A ZERO reafirma a sua posição de que o modelo mais eficiente e sustentável para o aproveitamento dos gases renováveis — seja o hidrogénio verde, seja o biometano — passa pela produção descentralizada, próxima dos centros de consumo. Este princípio, reconhecido no debate técnico nacional e internacional, maximiza a eficiência energética, minimiza perdas no transporte, reduz custos de infraestrutura e evita investimentos desnecessários em redes de grande escala.
No caso do hidrogénio, este desfasamento é particularmente grave, tendo em conta que o hidrogénio deverá ser reservado, sobretudo, para setores de difícil eletrificação, como o transporte marítimo, a aviação e parte da indústria pesada, e não para consumo residencial ou generalista através da rede de gás existente.
Assim, a ZERO defende o descomissionamento faseado da Rede Nacional de Transporte de Gás (RNTG), com um horizonte de encerramento total a partir de meados da década de 2040.

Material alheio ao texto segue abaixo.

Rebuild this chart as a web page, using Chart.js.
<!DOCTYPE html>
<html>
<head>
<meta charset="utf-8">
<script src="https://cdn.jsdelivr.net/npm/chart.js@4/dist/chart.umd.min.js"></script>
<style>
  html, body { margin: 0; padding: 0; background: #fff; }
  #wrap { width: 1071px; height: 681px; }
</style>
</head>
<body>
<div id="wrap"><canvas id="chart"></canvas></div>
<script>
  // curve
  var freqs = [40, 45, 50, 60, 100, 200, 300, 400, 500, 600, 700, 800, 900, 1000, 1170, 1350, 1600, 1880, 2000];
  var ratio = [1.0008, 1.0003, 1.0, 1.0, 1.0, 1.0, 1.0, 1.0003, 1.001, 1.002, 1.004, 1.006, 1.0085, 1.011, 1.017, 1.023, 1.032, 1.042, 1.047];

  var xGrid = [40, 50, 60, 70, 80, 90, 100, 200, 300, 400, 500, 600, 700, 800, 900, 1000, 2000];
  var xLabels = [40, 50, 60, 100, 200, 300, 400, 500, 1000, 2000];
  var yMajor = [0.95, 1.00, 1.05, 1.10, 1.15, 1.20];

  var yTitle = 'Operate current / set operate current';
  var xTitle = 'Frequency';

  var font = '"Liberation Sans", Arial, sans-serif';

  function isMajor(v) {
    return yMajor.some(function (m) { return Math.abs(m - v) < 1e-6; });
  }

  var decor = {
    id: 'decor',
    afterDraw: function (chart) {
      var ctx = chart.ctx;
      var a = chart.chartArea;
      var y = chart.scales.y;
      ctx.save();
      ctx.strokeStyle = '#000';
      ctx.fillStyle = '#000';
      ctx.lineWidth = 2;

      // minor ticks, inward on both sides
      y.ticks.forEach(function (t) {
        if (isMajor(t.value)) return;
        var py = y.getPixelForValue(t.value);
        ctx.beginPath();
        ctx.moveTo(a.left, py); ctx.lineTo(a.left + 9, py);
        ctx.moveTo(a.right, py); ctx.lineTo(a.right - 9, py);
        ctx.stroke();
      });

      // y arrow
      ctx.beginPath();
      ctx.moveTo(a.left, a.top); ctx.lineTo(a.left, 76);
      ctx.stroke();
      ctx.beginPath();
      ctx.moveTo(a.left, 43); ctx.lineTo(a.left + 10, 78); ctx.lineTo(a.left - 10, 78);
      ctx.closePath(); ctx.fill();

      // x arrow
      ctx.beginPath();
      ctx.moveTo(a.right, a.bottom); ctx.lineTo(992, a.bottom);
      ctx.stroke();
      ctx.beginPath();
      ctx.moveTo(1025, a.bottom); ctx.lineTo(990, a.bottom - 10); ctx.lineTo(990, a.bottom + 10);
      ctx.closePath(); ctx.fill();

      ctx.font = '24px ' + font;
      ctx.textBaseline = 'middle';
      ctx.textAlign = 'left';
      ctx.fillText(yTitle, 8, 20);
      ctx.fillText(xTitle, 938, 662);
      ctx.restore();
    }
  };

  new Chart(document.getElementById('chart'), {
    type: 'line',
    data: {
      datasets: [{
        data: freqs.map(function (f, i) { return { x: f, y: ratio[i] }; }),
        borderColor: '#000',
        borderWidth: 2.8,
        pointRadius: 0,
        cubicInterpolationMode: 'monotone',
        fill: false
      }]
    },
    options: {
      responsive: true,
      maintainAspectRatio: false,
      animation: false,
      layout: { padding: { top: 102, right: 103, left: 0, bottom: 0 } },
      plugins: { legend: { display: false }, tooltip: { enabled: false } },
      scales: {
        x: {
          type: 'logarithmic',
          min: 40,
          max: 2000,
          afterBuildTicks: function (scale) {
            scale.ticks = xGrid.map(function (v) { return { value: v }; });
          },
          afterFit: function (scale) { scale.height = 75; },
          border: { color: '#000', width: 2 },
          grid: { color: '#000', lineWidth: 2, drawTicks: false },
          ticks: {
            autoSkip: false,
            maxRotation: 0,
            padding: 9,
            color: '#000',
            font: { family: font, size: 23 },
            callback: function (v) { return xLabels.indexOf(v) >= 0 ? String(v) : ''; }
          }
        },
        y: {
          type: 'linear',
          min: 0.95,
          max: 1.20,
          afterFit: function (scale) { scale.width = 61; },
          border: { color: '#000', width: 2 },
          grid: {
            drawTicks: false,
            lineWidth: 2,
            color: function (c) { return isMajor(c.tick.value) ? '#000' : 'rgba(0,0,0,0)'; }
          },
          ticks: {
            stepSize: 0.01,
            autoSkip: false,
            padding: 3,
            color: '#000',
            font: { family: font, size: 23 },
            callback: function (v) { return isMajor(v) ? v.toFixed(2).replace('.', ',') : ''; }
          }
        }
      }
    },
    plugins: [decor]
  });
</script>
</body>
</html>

Investimentos no Terminal de GNL de Sines são incoerentes com a trajetória de descarbonização
A proposta de expansão da capacidade de transbordo (transhipment) de GNL (Gás Natural Liquefeito) no Terminal de Sines, através da construção de uma quarta baía de enchimento de cisternas, constitui outro exemplo de investimento desfasado dos objetivos climáticos. “Com o consumo de gás natural em forte retração, e com o crescimento acelerado das renováveis e da eletrificação, não se compreende o reforço de infraestruturas associadas à importação de gás fóssil. Trata-se de um risco elevado de criação de mais investimentos sem retorno, contrariando o princípio de eficiência na utilização de fundos públicos e privados”, conclui a ZERO.